Camino de la estación, sol vivo y jardines. Detalle último: pasa un turco bronceado, con su ancha faja roja, el pantalón bombacho y un fez con turbante azul sobre la cabeza. Del brazo derecho le cuelga una cesta de fresas sangrientas, cubiertas contra las moscas con una gasa roja; detrás de él el alminar de la mezquita.
Ciudad
Sofía es una ciudad de Corte militar y dorados uniformes. Montañosa y áspera, es nido de águilas para cuentos de aventuras, de príncipes soñadores con la ilusión de Bizancio abajo, temblorosa de cruces y el tibio mar del que negrean con cornisas de cuervos y cornejas, y en la noche urbana, sobre los faroles de gas, los cuartos encendidos de los hoteles y el ruido del tranvía, cruzan el cielo negro grandes pájaros blancos que graznan sobre las calles como sobre una laguna del Danubio.
Hay ciudades que vencen al campo, cuyos habitantes no conocen los círculos, blanco y rojo, de la luna y el sol; ciudades que no tienen más estrellas que los anuncios luminosos, y en las que hay paraguas, en lugar de árboles o rosales, para recibir la lluvia. Sofía, por el contrario, es una ciudad que se deja vencer por el paisaje. Por encima de sus buhardillas, de sus chimeneas, de sus rojos tejados, no hay ese cielo municipal de la ropa tendida de la ropa tendida, los gatos o la antena de la radio, sino la gracia nevada de las montañas, las grandes rocas brillantes que asaltan al transeúnte en las callejas, en las plazas, a la salida de los teatros y de los cafés.
Sofía es la capital de la mezcla y el anacronismo; he visto pálidos popes, verdaderos Cristos de cabellos nazarenos y mística mirada, pasear burguesamente a sus niños por el sol del parque, y turcos de ancho pantalón y faja roja con rebordes dorados (maravillosas para pistolas de pirata), cubiertos con occidentales sombreros de paja, y sefarditas que usaban el venerable castellano del siglo XV jugando al tenis con soltura de americanos.
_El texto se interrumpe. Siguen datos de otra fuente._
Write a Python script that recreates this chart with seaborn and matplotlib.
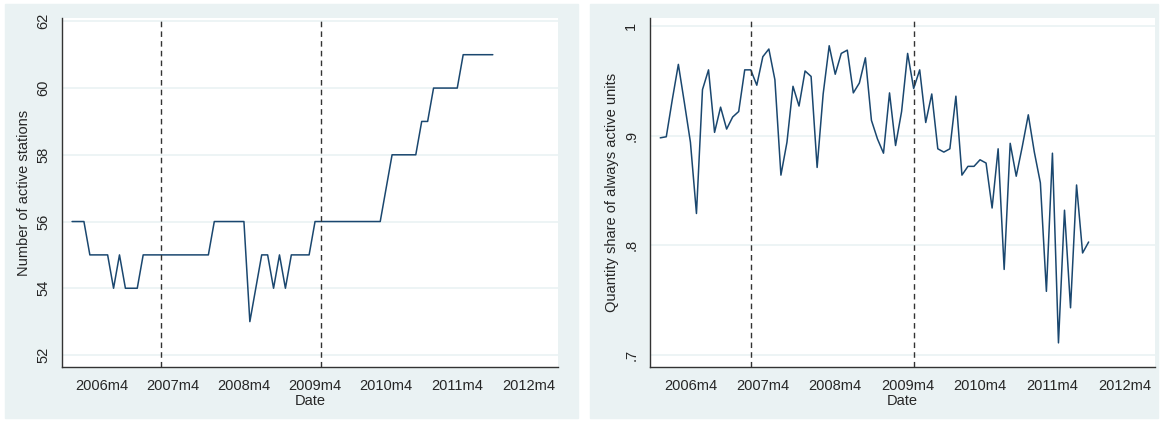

En Sofía hay una hermosa mezquita, una sinagoga maravillosa y una catedral ortodoxa de redondas y doradas cúpulas donde bucea, como un náufrago, el sol del atardecer.
Las calles de la ciudad resisten grandes nevadas y duro sol, trineos en invierno y mendigos sudorosos en verano. Por ellas pasan los regimientos cantando con voz viril, los viejos taciturnos con su rosario de ámbar, heredado de los turcos, rosario laico cuyas cuentas no sirven para rezar y que es sólo un entretenimiento que descarga los nervios y evita limar, los oficiales de uniforme ruso, los popes emigrados, las gitanas de trajes chillones, las turcas con sus pantalones azules o rosas, los judíos pensativos, los coches tirados por pequeños caballos enjaezados de cuero pintado de azul y metal brillante.
Sofía es también la ciudad de los terremotos. Todos los años las lámparas se convierten en incensarios oscilantes, así que todas las casas comunican con abismos y los más modestos cuartos de hotel tienen la lujosa y cara emoción de las cabinas de los dirigibles y de los “sleeping” silenciosos y vibrantes. Sobre los grifos del baño, las palabras “fría” y “caliente”en ese misterioso alfabeto cirílico que indica el nombre bienaventurado en los círculos de oro de los nimbos.